If you’ve ever explored biohacking, you probably found that it has a broad range of definitions, making you question what exactly it is. The Oxford English Dictionary even defines it as “the activity of exploiting genetic material experimentally without regard to accepted ethical standards, or for criminal purposes.”
For our benefit, we’re turning to the more modern, health-oriented, and morally unproblematic version of this term: straightforward scientifically-backed processes that help upgrade human biology.
What Is Biohacking?
So, what is biohacking when it comes to your body? At its core, it’s about building habits to increase the body’s efficiency and achieve optimal results for your target goal. This involves a laundry list of lifestyle adjustments, such as dietary restrictions and changes.
Biohackers assume a data-backed approach to their work. Often, they support their methods with a fair amount of legitimate research combined with personal anecdotes.
Here we examine some simple, scientifically proven biohacking techniques that are catching fire in popular culture.
Biohacking Your Morning Beverage
For the past 15 years or so, many holistic programs and self-help gurus have been touting the benefits of adjusting your morning beverage to suit your metabolic goals. One of the simplest ways to begin leaning into the biohacking world is to drink warm lemon water in the mornings.
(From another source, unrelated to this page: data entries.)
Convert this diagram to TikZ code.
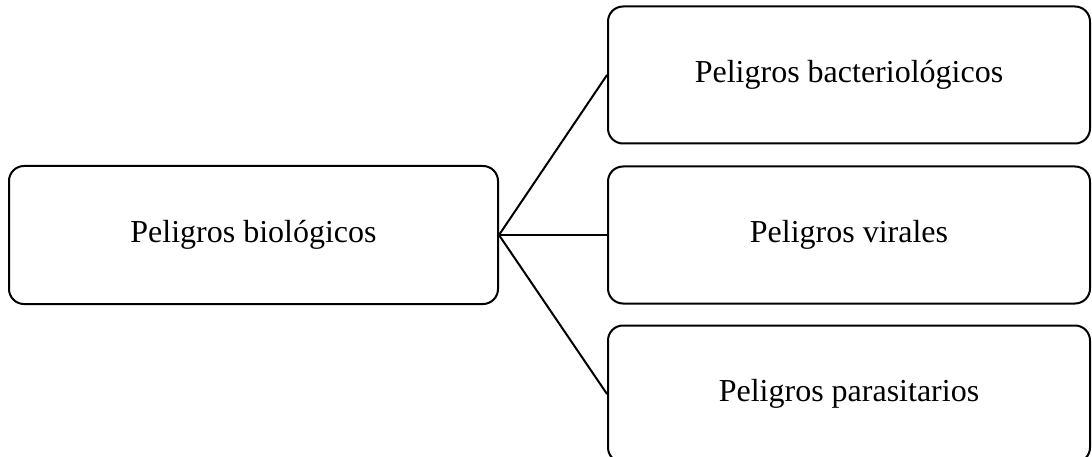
\documentclass[tikz,border=0pt]{standalone}
\usepackage{fontspec}
\setmainfont{Liberation Serif}
\usetikzlibrary{positioning}

\begin{document}
\begin{tikzpicture}[x=1pt, y=-1pt]
    % Styles
    \tikzstyle{hazard} = [rectangle, rounded corners=15pt, draw=black, line width=2pt,
                          inner sep=0pt, text centered, font=\fontsize{32}{38}\selectfont]
    \tikzstyle{mainhazard} = [hazard, minimum width=489pt, minimum height=138pt]
    \tikzstyle{subhazard} = [hazard, minimum width=482pt, minimum height=137pt]
    \tikzstyle{link} = [line width=2pt]

    \useasboundingbox (0,0) rectangle (1092,457);

    % Nodes
    \node (bio) [mainhazard] at (253.5,235) {Peligros biológicos};
    \node (viral) [subhazard] at (849,235) {Peligros virales};
    \node (bact) [subhazard, above=21pt of viral] {Peligros bacteriológicos};
    \node (parasit) [subhazard, below=20pt of viral] {Peligros parasitarios};

    % Links
    \draw [link] (bio.east) -- (bact.west);
    \draw [link] (bio.east) -- (viral.west);
    \draw [link] (bio.east) -- (parasit.west);

\end{tikzpicture}
\end{document}
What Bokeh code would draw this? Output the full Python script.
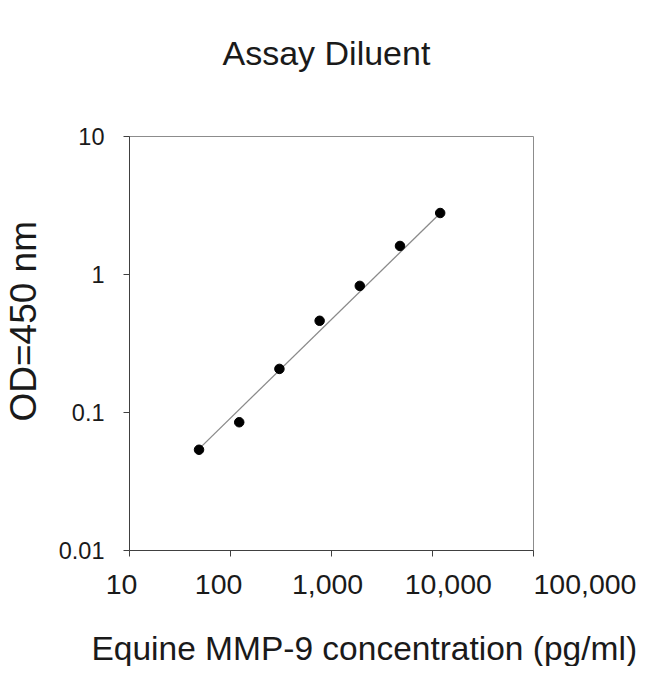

Lemon promotes hydration, freshens the breath, and, due to its citrus heritage, boosts the immune system. Warm or hot water, on the other hand, is proven to aid digestion, improve blood circulation, and ease congestion, among many other health benefits.
Another well-known hack to a popular morning beverage is adding butter to your coffee. Dave Asprey, CEO of Bulletproof Coffee and self-proclaimed “Father of Biohacking,” claims to have been changed by a buttered coffee he had on a hike in Tibet.
Since that fateful trip in 2004, he has been tinkering with coffee and supplemental recipes to help people maximize their weight loss potential and brain function.
For your own at-home version, make sure to pick up some organic, grass-fed butter next time you visit the store. Pro tip: for maximum enjoyment, be open to all of the flavor combinations the Internet can provide.
Biohacking Through Intermittent Fasting
Intermittent fasting (IF) is said to provide the right types of energy during the day, aid in weight loss and muscle toning, and lower cholesterol levels. Many people have found success with IF for their weight loss and productivity goals.
IF can feel so complex and daunting to a beginner because there are a number of ways to go about it. Some people eat just one meal a day (OMAD) while others only eat between specific daylight hour windows (16/8, for example). Some will completely fast for days at a time. With intermittent fasting, it’s also absolutely fine to start with short durations of fasting, like three days at a time.
The important part is that you do what feels good and works best with your body. Evaluate and keep a record of the way these new habits make you feel, and adjust as necessary. Not everything is a “one size fits all” scenario, and this is an ongoing experiment with your unique body.
Biohacking With Blue Light
Biohacking with blue light simply means injecting your life with (literal) sunshine.
See, the two major sources of blue light we encounter each day are 1) the sun, and 2) the light-emitting diode (LED) screens on our devices. The former is a healthy, natural source of quality blue light and vitamin D. The latter, however, is artificial and can disrupt your sleep when you’re exposed to it close to your bedtime.
Before heading out to catch the sun’s quality blue light, though, make sure to apply sunscreen with a minimum SPF of 15, and get three to six hours of sunlight when you can.
If your location has longer stretches of daylight during certain portions of the year, make sure not to get sunshine too close to your bedtime. This is why practically everyone advises against spending a lot of screen time right before bed.
Sometimes, you’ll find it difficult to get your recommended daily allowance of sunshine, especially during winter or darker months. For times like these, it might be worth using UV lights! Countless biohackers swear by these to help combat seasonal depression and increase energy levels.
Humanity has just barely scratched the surface of the fascinating world of biohacking. And depending on our body chemistry and responsiveness to these tweaks, we can reap positive, negative, or negligible reactions from our experiments. For now, you can try these simple, science-backed things and observe how your body changes in this ever-evolving laboratory of life.